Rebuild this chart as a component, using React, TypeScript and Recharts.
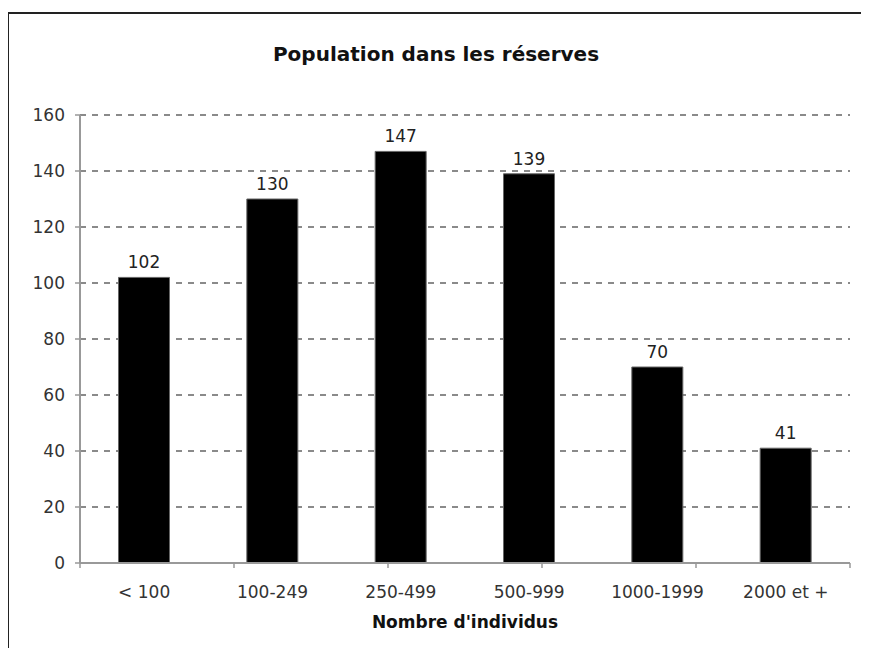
import React from 'react';
import { BarChart, Bar, XAxis, YAxis, CartesianGrid, LabelList } from 'recharts';

const categories = ['< 100', '100-249', '250-499', '500-999', '1000-1999', '2000 et +'];
const populations = [102, 130, 147, 139, 70, 41];
const yTicks = [0, 20, 40, 60, 80, 100, 120, 140, 160];
const edgeTicks = [0, 1, 2, 3, 4, 5, 6];

const data = categories.map((name, i) => ({ name, value: populations[i] }));

const font = '"DejaVu Sans", Verdana, sans-serif';

const NoLabel = () => <g />;

export default function App() {
  return (
    <div style={{ position: 'relative', width: 869, height: 656, margin: -8, overflow: 'hidden', background: '#fff', fontFamily: font }}>
      <div style={{ position: 'absolute', left: 7, top: 12, width: 2000, height: 2000, borderTop: '2px solid #222', borderLeft: '2px solid #222' }} />
      <div style={{ position: 'absolute', left: 0, width: 872, top: 43.5, textAlign: 'center', fontSize: 20, lineHeight: 1, fontWeight: 'bold', color: '#111' }}>
        Population dans les réserves
      </div>
      <div style={{ position: 'absolute', left: 80, width: 770, top: 613.5, textAlign: 'center', fontSize: 17, lineHeight: 1, fontWeight: 'bold', color: '#111' }}>
        Nombre d'individus
      </div>
      <div style={{ position: 'absolute', left: 0, top: 0 }}>
        <BarChart width={869} height={656} data={data} margin={{ top: 115, right: 19, left: 0, bottom: 57 }} barCategoryGap="30%">
          <CartesianGrid xAxisId="b" vertical={false} stroke="#8a8a8a" strokeWidth={2} strokeDasharray="6 6" />
          <XAxis
            xAxisId="a"
            type="number"
            domain={[0, 6]}
            ticks={edgeTicks}
            allowDataOverflow
            height={6}
            tick={NoLabel}
            tickSize={5}
            tickLine={{ stroke: '#999', strokeWidth: 1.5 }}
            axisLine={{ stroke: '#999', strokeWidth: 2 }}
          />
          <XAxis
            xAxisId="b"
            dataKey="name"
            height={30}
            tickLine={false}
            axisLine={false}
            tickMargin={11}
            interval={0}
            tick={{ fontSize: 17, fill: '#333', fontFamily: font }}
          />
          <YAxis
            width={80}
            domain={[0, 160]}
            ticks={yTicks}
            interval={0}
            tickSize={5}
            tickMargin={10}
            axisLine={{ stroke: '#999', strokeWidth: 2 }}
            tickLine={{ stroke: '#999', strokeWidth: 1.5 }}
            tick={{ fontSize: 17, fill: '#333', fontFamily: font }}
          />
          <Bar xAxisId="b" dataKey="value" fill="#000" stroke="#666" strokeWidth={1} isAnimationActive={false}>
            <LabelList dataKey="value" position="top" offset={9} style={{ fontSize: 17, fill: '#222', fontFamily: font }} />
          </Bar>
        </BarChart>
      </div>
    </div>
  );
}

● ● ● ● ●

Copy nothing but the lines from the top of the material through the line holding "YAxis, CartesianGrid, LabelList", exactly as written; omit pictures.

Rebuild this chart as a component, using React, TypeScript and Recharts.
import React from 'react';
import { BarChart, Bar, XAxis, YAxis, CartesianGrid, LabelList } from 'recharts';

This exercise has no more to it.